Even though I know that finishing will take a significant amount of time to do it right, I still dislike it. I'm a knitter, not a hand-sewer! I don't mind short bits of seaming, but sewing a whole freaking seater together sucks! The uncertainty of whether the sweater I'm knitting will actually fit me adds to the annoyance of knitting sweaters in pieces. I like to try on as I go so I'm a top down raglan girl most of the time.

Jennifer said...

Yeah, the last-minute gift knitting delusion is probably mine too. And once, when knitting a pair of socks, I used 0s for the ribbing and 1s for the first sock, but never changed to the 1s on the second sock. But the real kick is this - both socks fit. I either have some serious gauge issues, or two legs that don't match.

uberstrickenfrau said...

funny you should ask that...I actually was going to do a post on the socks I'm doing and how crappy the color combo is but I kept on going 'cuz the finished product always will magically look different, right?
right?:O

Tammy said...

I avoided sweaters that needed seaming for a long time just for the reasons you mentioned. But the last time I did one and knew what was coming, I didn't mind it so much. As for my worse knitting experience... it's hard to choose just one. It would probably have to be trying to fix a messed up stitch about 25 rows down on Bonita by just frogging down in that one section. As I recall, it was not only a neurotic perfectionist decision to even try to fix it, but I ended up frogging all the way back after hours of trying anyway.

Deborah said...

Hmmm worst experience we when I made my first sweater. I had not been knitting even a year yet. I had completed the back and right front of the sweater. I snapped a picture and sent them off to my sis. She informed me that my knit stitches were twisted. My reaction was "What the Fudge!". It turns out that the individual who taught me never caught this. I wrapped my yarn the wrong way. So I had to frog the who entire sweater and start over. But it doesn't end there. After completing this sweat I have never worn it because it is way tooooooo big. I got gauge but the sizing was waaaaaaayyyyyyy off. Needless to say that this first experience of knitting a sweater was my worst. I never knitted another sweater for a long time.

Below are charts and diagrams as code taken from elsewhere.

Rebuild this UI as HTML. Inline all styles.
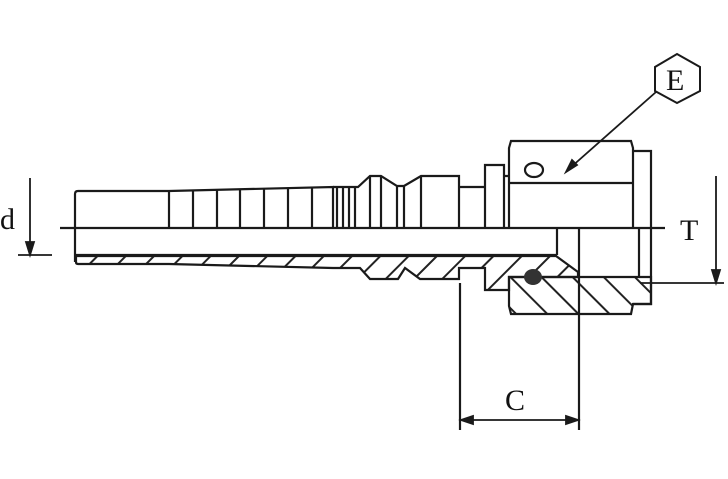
<!DOCTYPE html><html><head><style>body{margin:0;background:#fff}svg{display:block}</style></head><body>
<svg width="728" height="479" viewBox="0 0 728 479" xmlns="http://www.w3.org/2000/svg">
<defs>
<pattern id="h" patternUnits="userSpaceOnUse" width="20" height="20" patternTransform="rotate(-45)">
<line x1="0" y1="10" x2="20" y2="10" stroke="#222" stroke-width="2"/></pattern>
<pattern id="h2" patternUnits="userSpaceOnUse" width="22" height="22" patternTransform="rotate(45)">
<line x1="0" y1="11" x2="22" y2="11" stroke="#222" stroke-width="2"/></pattern>
</defs>
<g fill="none" stroke="#1a1a1a" stroke-width="2.2" stroke-linejoin="miter">
<line x1="60" y1="228" x2="665" y2="228"/>
<path d="M75,228 V194 Q75,191 78,191 H169 L333,187 V228"/>
<path d="M169,191 V228 M193,190 V228 M217,190 V228 M240,189 V228 M264,189 V228 M288,188 V228 M312,188 V228 M337,187 V228 M343,187 V228 M349,187 V228 M355,187 V228"/>
<path d="M333,187 H358 L370,176 H381 L397,186 H404 L421,176 H459 V228 M370,176 V228 M381,176 V228 M397,186 V228 M404,186 V228 M421,176 V228 M459,187 H485 V228 M485,228 V165 H504 V228 M504,176 H509"/>
<path d="M509,228 V148 L511,141 H631 L633,148 V228 M509,183 H633 M633,151 H651 V304 H633"/>
<ellipse cx="534" cy="170" rx="9" ry="7"/>
<line x1="75" y1="255" x2="557" y2="255"/>
<line x1="75" y1="228" x2="75" y2="262"/>
<line x1="557" y1="228" x2="557" y2="255"/>
<line x1="579" y1="228" x2="579" y2="430"/>
<line x1="639" y1="228" x2="639" y2="277"/>
<line x1="460" y1="283" x2="460" y2="430"/>
</g>
<path d="M76,256 H556 L578,272 L578,277 H509 V290 H485 V268 H459 V279 H420 L405,268 L398,279 H370 L360,268 H333 L169,264 H78 Q76,264 76,262 Z" fill="url(#h)" stroke="#1a1a1a" stroke-width="2.2"/>
<path d="M509,277 H651 V304 H633 L631,314 H511 L509,306 Z" fill="url(#h2)" stroke="#1a1a1a" stroke-width="2.2"/>
<line x1="579" y1="277" x2="579" y2="314" stroke="#1a1a1a" stroke-width="2"/>
<ellipse cx="533" cy="277" rx="9" ry="8" fill="#333"/>
<g stroke="#1a1a1a" stroke-width="1.8" fill="#1a1a1a">
<line x1="30" y1="178" x2="30" y2="252" /><path d="M26,242 L30,255 L34,242 Z"/>
<line x1="18" y1="255" x2="52" y2="255"/>
<line x1="716" y1="176" x2="716" y2="280"/><path d="M712,270 L716,283 L720,270 Z"/>
<line x1="640" y1="283" x2="724" y2="283"/>
<line x1="463" y1="420" x2="576" y2="420"/>
<path d="M473,416 L461,420 L473,424 Z M566,416 L578,420 L566,424 Z"/>
<line x1="656" y1="92" x2="570" y2="168"/><path d="M566,172 L572,160 L577,165 Z"/>
</g>
<polygon points="677,54 700,67 700,91 677,103 655,91 655,67" fill="none" stroke="#1a1a1a" stroke-width="2"/>
<g font-family="Liberation Serif, serif" font-size="30" fill="#111">
<text x="666" y="90">E</text>
<text x="0" y="229">d</text>
<text x="680" y="240">T</text>
<text x="505" y="410">C</text>
</g>
</svg>
</body></html>
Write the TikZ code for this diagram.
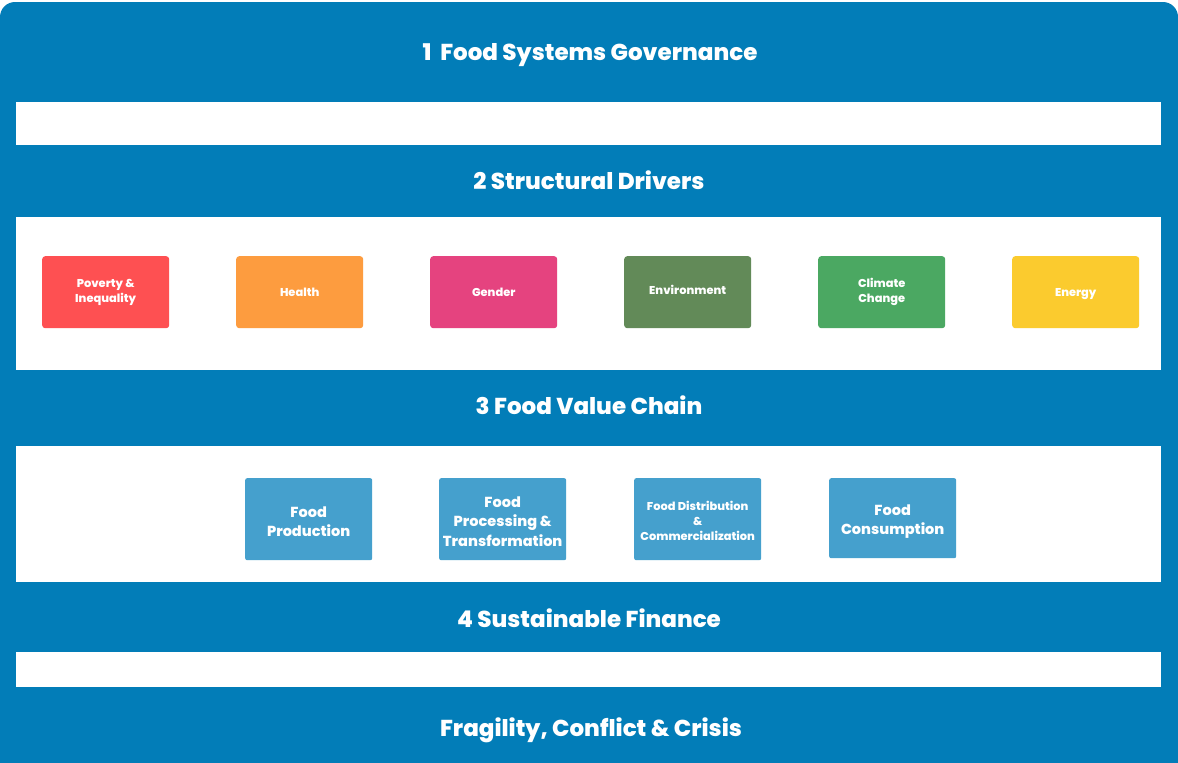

Sorry to hear about the frogging. The bright side? At least is wasn't the back. The Front is less stitches. Can't wait to see updated pics!!!

kmkat said...

I assumed that if I got the stitch gauge specified in the pattern that the correct row gauge would happen automatically. The sweater in question was a child's size (thank FSM!) raglan. I joined at the armholes and knitted happily up the yoke. Imagine my dismay to discover the yoke, had I continued to knit according to the pattern, would have ended somewhere around the child's eyes. I frogged back a few rows, not really far enough, and fudged a bunch of extra decreases to narrow the top of the yoke enough to resemble a neck. It turned out fine but it was a goodly while until I tried that raglan pattern.

Yarnhog said...

Well, I guess I just won't be writing about Icarus, then, will I?

I once decided to make a sweater for my then-boyfriend three days before his birthday. I ran out and bought the yarn, designed the pattern, and knitted for many, many hours straight, neglecting my studies, eating, sleeping, showering, and possibly even using the bathroom for three days--and I finished the bloody thing in time. The joke? He hated the sweater AND broke up with me. I don't think there was a connection, but you never know.

The irony is, 15 years later, he is my husband, and sheepishly asks me to knit him sweaters.

twig said...

I tend to give up long before I have a huge disaster. But I have learned that I am incapable of counting to 8 when I'm knitting lace.

The_Add_Knitter said...

What a great question! My biggest delusion is just gauge in general. I used to think 'who cares if you're off by 1/2 stitch per inch, like THAT'S going to matter!!'....ummm, yeah, I've been burned by that one many times.

Carrie K said...

I do the opposite! Forget to use the smaller needles for the ribbing. Gah.